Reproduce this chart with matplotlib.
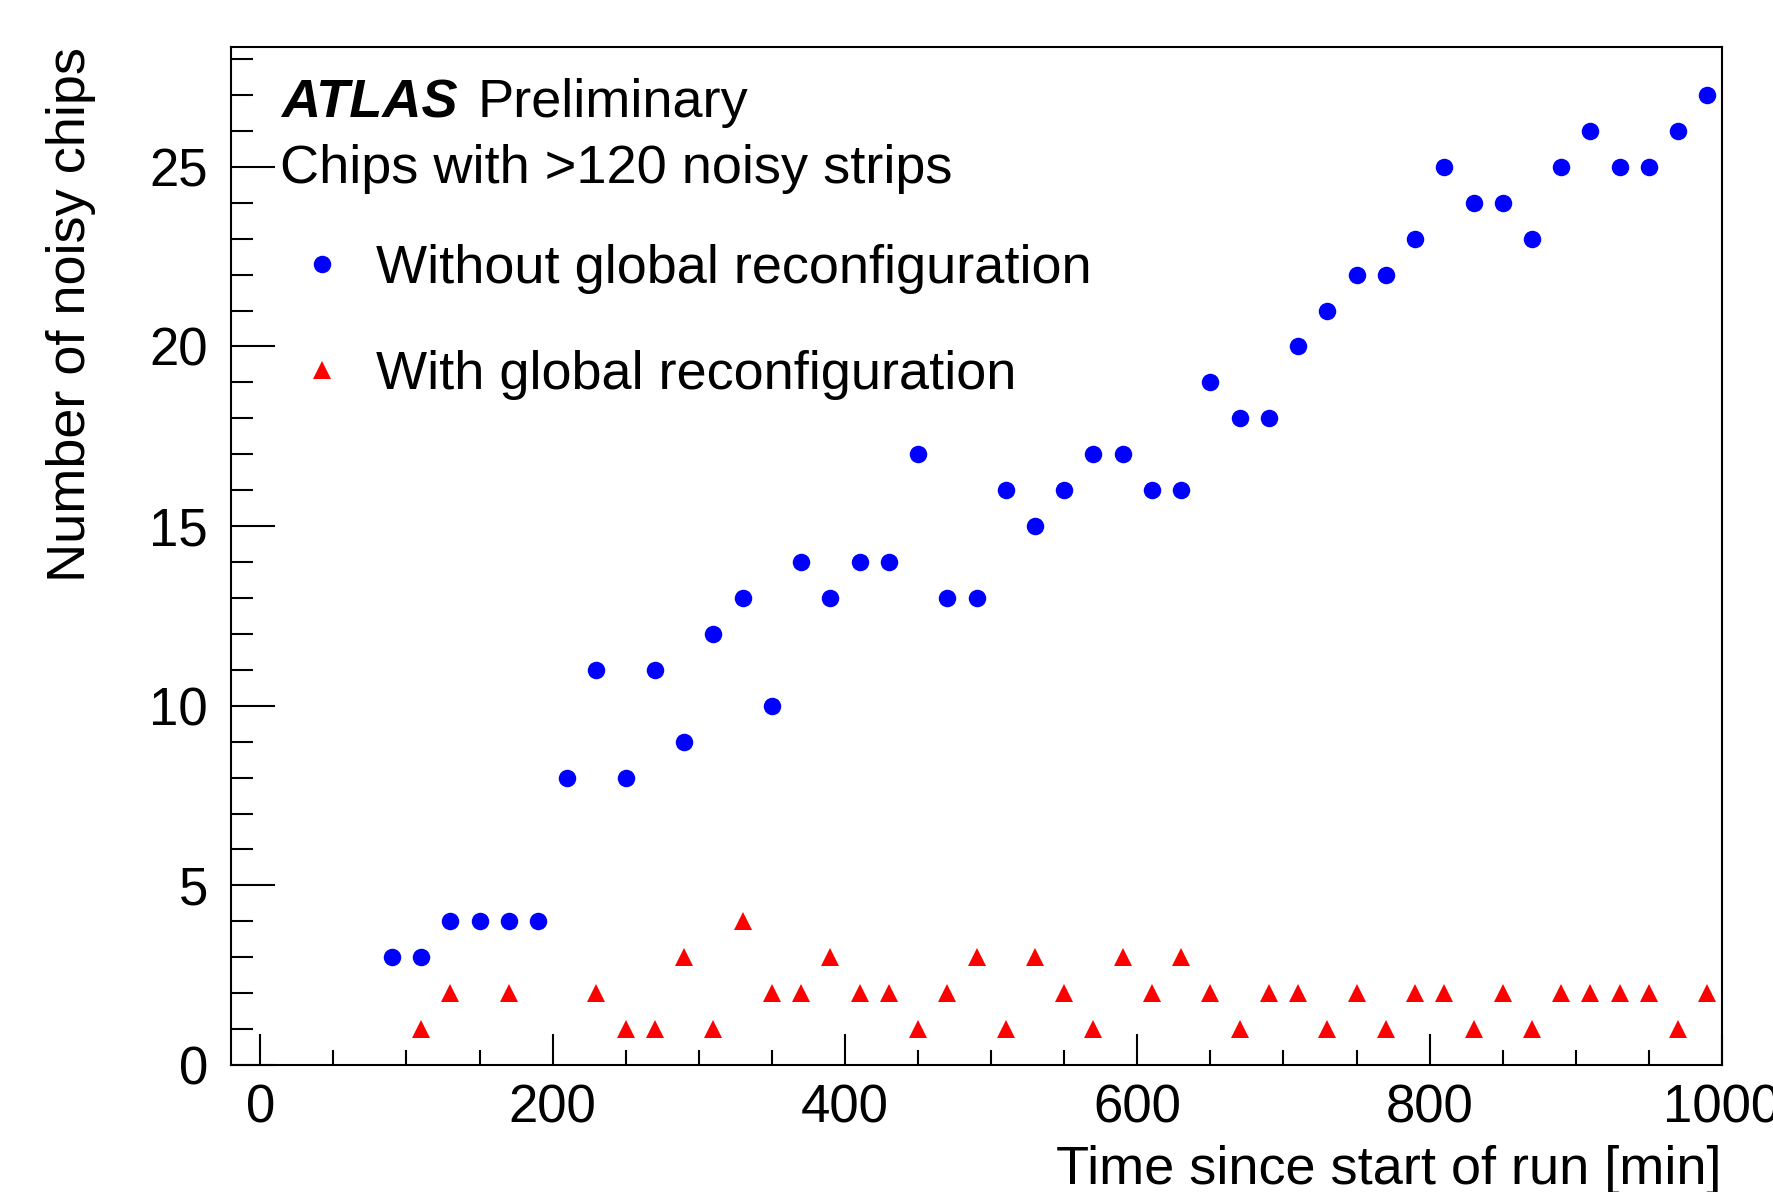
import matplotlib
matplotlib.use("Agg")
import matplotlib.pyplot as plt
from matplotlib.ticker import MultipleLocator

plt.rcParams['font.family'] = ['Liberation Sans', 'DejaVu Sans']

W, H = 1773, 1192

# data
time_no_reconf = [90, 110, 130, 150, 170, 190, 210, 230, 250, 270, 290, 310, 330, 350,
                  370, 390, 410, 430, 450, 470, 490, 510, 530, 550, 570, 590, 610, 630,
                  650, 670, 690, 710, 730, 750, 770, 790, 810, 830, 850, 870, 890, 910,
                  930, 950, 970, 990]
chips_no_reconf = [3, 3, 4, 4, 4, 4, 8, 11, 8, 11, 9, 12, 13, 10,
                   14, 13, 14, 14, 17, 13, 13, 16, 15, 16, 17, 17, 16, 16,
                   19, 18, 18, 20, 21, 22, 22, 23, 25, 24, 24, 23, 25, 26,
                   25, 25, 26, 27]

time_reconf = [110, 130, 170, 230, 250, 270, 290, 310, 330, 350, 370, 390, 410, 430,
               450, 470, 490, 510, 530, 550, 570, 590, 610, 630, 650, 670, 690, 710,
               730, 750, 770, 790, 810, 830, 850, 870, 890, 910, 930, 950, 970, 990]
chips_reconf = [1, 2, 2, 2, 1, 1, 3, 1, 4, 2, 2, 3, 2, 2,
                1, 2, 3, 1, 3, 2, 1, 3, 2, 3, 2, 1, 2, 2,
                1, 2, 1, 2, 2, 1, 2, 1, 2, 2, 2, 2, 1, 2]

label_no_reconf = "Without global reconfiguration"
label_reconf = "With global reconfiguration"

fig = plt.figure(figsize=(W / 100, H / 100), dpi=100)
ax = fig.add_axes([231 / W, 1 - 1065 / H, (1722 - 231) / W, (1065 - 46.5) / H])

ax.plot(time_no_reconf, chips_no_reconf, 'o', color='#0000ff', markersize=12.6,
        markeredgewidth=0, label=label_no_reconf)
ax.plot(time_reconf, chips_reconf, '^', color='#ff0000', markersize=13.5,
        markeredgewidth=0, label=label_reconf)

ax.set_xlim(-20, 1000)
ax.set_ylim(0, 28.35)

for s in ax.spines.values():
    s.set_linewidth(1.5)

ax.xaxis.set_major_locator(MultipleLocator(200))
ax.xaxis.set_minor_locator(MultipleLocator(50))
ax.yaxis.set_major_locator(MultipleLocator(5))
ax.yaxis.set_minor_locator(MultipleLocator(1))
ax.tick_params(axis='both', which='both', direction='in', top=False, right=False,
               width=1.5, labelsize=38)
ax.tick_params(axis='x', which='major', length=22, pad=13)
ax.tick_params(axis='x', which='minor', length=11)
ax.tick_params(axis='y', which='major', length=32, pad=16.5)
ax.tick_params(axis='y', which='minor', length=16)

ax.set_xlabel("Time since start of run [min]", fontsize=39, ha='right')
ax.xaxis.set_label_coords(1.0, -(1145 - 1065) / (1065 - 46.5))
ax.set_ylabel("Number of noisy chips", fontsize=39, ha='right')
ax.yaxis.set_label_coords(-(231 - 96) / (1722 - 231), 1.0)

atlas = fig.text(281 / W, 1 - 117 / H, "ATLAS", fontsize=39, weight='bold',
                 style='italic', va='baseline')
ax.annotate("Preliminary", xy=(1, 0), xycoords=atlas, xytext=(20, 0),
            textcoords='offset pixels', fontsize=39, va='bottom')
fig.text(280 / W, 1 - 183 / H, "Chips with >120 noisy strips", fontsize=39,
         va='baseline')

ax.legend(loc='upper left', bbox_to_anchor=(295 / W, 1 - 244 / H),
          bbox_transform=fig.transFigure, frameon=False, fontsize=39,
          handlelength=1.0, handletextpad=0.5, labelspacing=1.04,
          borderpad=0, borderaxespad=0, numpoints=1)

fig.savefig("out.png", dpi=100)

________________________

Begin at the first line of the data above and repeat each line exactly, stopping after the line containing "2, 2, 2, 1, 2]". Omit the pictures.

Reproduce this chart with matplotlib.
import matplotlib
matplotlib.use("Agg")
import matplotlib.pyplot as plt
from matplotlib.ticker import MultipleLocator

plt.rcParams['font.family'] = ['Liberation Sans', 'DejaVu Sans']

W, H = 1773, 1192

# data
time_no_reconf = [90, 110, 130, 150, 170, 190, 210, 230, 250, 270, 290, 310, 330, 350,
                  370, 390, 410, 430, 450, 470, 490, 510, 530, 550, 570, 590, 610, 630,
                  650, 670, 690, 710, 730, 750, 770, 790, 810, 830, 850, 870, 890, 910,
                  930, 950, 970, 990]
chips_no_reconf = [3, 3, 4, 4, 4, 4, 8, 11, 8, 11, 9, 12, 13, 10,
                   14, 13, 14, 14, 17, 13, 13, 16, 15, 16, 17, 17, 16, 16,
                   19, 18, 18, 20, 21, 22, 22, 23, 25, 24, 24, 23, 25, 26,
                   25, 25, 26, 27]

time_reconf = [110, 130, 170, 230, 250, 270, 290, 310, 330, 350, 370, 390, 410, 430,
               450, 470, 490, 510, 530, 550, 570, 590, 610, 630, 650, 670, 690, 710,
               730, 750, 770, 790, 810, 830, 850, 870, 890, 910, 930, 950, 970, 990]
chips_reconf = [1, 2, 2, 2, 1, 1, 3, 1, 4, 2, 2, 3, 2, 2,
                1, 2, 3, 1, 3, 2, 1, 3, 2, 3, 2, 1, 2, 2,
                1, 2, 1, 2, 2, 1, 2, 1, 2, 2, 2, 2, 1, 2]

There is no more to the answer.